Total number of data count train data: 8000 and test data : 2000


In [9]:
# creating labels for the datasets
train_label = np.append(np.ones((len(train_pos),1)), np.zeros((len(train_neg),1)), axis=0)
test_label = np.append(np.ones((len(test_pos),1)), np.zeros((len(test_neg),1)), axis=0)

print(f'Shape of Train and Test labels : {train_label.shape} and {test_label.shape}')

Shape of Train and Test labels : (8000, 1) and (2000, 1)

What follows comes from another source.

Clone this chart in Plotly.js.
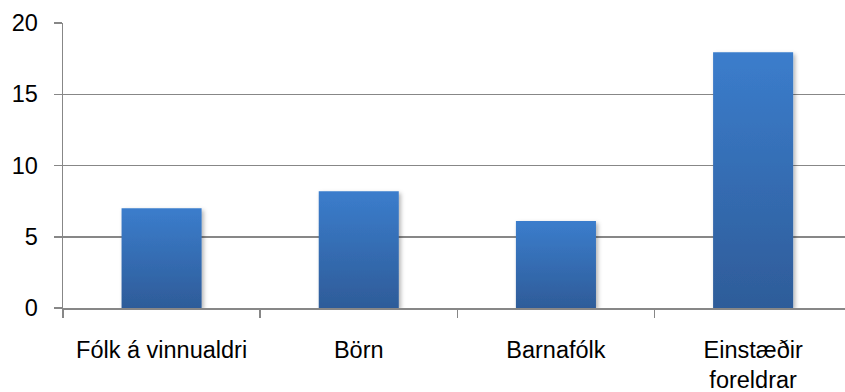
<!DOCTYPE html>
<html>
<head>
<meta charset="utf-8">
<script src="https://cdn.plot.ly/plotly-3.0.1.min.js"></script>
<style>
html,body{margin:0;padding:0;background:#fff;}
#chart{width:845px;height:392px;}
</style>
</head>
<body>
<div id="chart"></div>
<script>
var categories = ["Fólk á vinnualdri", "Börn", "Barnafólk", "Einstæðir<br>foreldrar"];
var values = [7.0, 8.2, 6.1, 17.95];
var yTickVals = [0, 5, 10, 15, 20];
var yTickText = ["0", "5", "10", "15", "20"];

var fontFam = "Liberation Sans, Arial, sans-serif";
var grey = "#878787";

var trace = {
  type: "bar",
  x: categories,
  y: values,
  marker: {color: "#3468b0", line: {width: 0}},
  hoverinfo: "x+y"
};

var layout = {
  width: 845,
  height: 392,
  margin: {l: 63, r: 0, t: 23, b: 84, pad: 0},
  paper_bgcolor: "#ffffff",
  plot_bgcolor: "#ffffff",
  showlegend: false,
  bargap: 0.594,
  font: {family: fontFam, size: 23.5, color: "#000000"},
  xaxis: {
    type: "category",
    range: [-0.5, 3.466],
    showline: true,
    linecolor: grey,
    linewidth: 1.5,
    ticks: "outside",
    tickson: "boundaries",
    ticklen: 8,
    tickcolor: grey,
    tickwidth: 1.5,
    showgrid: false,
    tickfont: {family: fontFam, size: 23.5, color: "#000000"},
    ticklabelstandoff: 20,
    fixedrange: true
  },
  yaxis: {
    range: [0, 20],
    tickvals: yTickVals,
    ticktext: yTickText,
    showline: true,
    linecolor: grey,
    linewidth: 1.5,
    ticks: "outside",
    ticklen: 8,
    tickcolor: grey,
    tickwidth: 1.5,
    showgrid: true,
    gridcolor: grey,
    gridwidth: 1.5,
    zeroline: false,
    tickfont: {family: fontFam, size: 23.5, color: "#000000"},
    ticklabelstandoff: 11,
    fixedrange: true
  }
};

Plotly.newPlot("chart", [trace], layout, {displayModeBar: false, staticPlot: true}).then(function(gd){
  var svg = gd.querySelector("svg.main-svg");
  var ns = "http://www.w3.org/2000/svg";
  var defs = svg.querySelector("defs") || svg.insertBefore(document.createElementNS(ns, "defs"), svg.firstChild);
  var grad = document.createElementNS(ns, "linearGradient");
  grad.setAttribute("id", "barGrad");
  grad.setAttribute("x1", "0"); grad.setAttribute("y1", "0");
  grad.setAttribute("x2", "0"); grad.setAttribute("y2", "1");
  var s1 = document.createElementNS(ns, "stop");
  s1.setAttribute("offset", "0"); s1.setAttribute("stop-color", "#3b7dcc");
  var s2 = document.createElementNS(ns, "stop");
  s2.setAttribute("offset", "1"); s2.setAttribute("stop-color", "#2e5c99");
  grad.appendChild(s1); grad.appendChild(s2);
  defs.appendChild(grad);
  var filt = document.createElementNS(ns, "filter");
  filt.setAttribute("id", "barShadow");
  filt.setAttribute("x", "-10%"); filt.setAttribute("y", "-10%");
  filt.setAttribute("width", "125%"); filt.setAttribute("height", "125%");
  var ds = document.createElementNS(ns, "feDropShadow");
  ds.setAttribute("dx", "2"); ds.setAttribute("dy", "2");
  ds.setAttribute("stdDeviation", "2");
  ds.setAttribute("flood-color", "#000"); ds.setAttribute("flood-opacity", "0.3");
  filt.appendChild(ds);
  defs.appendChild(filt);
  gd.querySelectorAll(".barlayer .point path").forEach(function(p){
    p.style.fill = "url(#barGrad)";
    p.setAttribute("filter", "url(#barShadow)");
  });
});
</script>
</body>
</html>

### Processing of the data to create word frequencies list

In [11]:
from nltk.corpus import stopwords
import re

def clean_tweet(tweet):
    '''
        clean the tweet to tokenise, remove stop words and stem the words
    '''
    stop_words = stopwords.words('english')
    #print(f'Total stop words in the vocab: {len(stop_words)}')
    
    tweet = re.sub(r'#','',tweet) ## remove the # symbol
    tweet = re.sub(r'https?:\/\/.*[\r\n]*','',tweet) ## remove any hyperlinks
    tweet = re.sub(r'^RT[\s]+','',tweet) ## remove any Retweets (RT)
    
    tokenizer = nltk.tokenize.TweetTokenizer(preserve_case=False, strip_handles=True, reduce_len=True)
    tweet_token = tokenizer.tokenize(tweet)
    
    tweet_cleaned = []
    
    for word in tweet_token:
        if word not in stop_words:
            tweet_cleaned.append(word)
            
    return tweet_cleaned
    

def build_tweet_frequency(tweets, label):
    '''
        Build a vocab of tweet word frequencies across corpus. 
        @input: Tweets - list of tweets
                label - Array of tweet sentiments
        @output: a dict of (word, label):frequency
    '''
    label_list = np.squeeze(label).tolist()
    
    freq = {}
    
    for t, l in zip(tweets, label_list):
        for word in clean_tweet(t):
            word_pair = (word,l)
            
            if word_pair in freq:
                freq[word_pair] +=1
            else:
                freq[word_pair] =1

    return freq
    

In [12]:
train_data[0] ## 0, 500

'#FollowFriday @France_Inte @PKuchly57 @Milipol_Paris for being top engaged members in my community this week :)'

In [13]:
clean_tweet(train_data[0])

['followfriday', 'top', 'engaged', 'members', 'community', 'week', ':)']

In [14]:
tweet_freq_vocab = build_tweet_frequency(train_data, train_label)

In [15]:
tweet_freq_vocab.get(('sad',0))

100

In [21]:
def extract_features(tweet, vocab):
    '''
        Given a tweet and frequency vocab, generate a list of 
        @input: 
            tweet - tweet we want to extract features from
            vocab - frequency vocab dictionary
        @output:
            tweet_feature - a numpy array with [label, total_pos_freq, total_neg_freq]
    '''
    cleaned_tweet = clean_tweet(tweet)
    #print(cleaned_tweet)
    tweet_feature = np.zeros((1,3))
    
    tweet_feature[0,0] = 1
    
    for words in cleaned_tweet: # iterate over the tweet to get the number of pos and neg tweet freqs
        #print(vocab.get((words,1.0),0), " --- ", vocab.get((words,0.0),0))
        tweet_feature[0,1] += vocab.get((words,1.0),0)
        tweet_feature[0,2] += vocab.get((words,0.0),0)
    
    return tweet_feature

In [22]:
extract_features(train_data[0],tweet_freq_vocab)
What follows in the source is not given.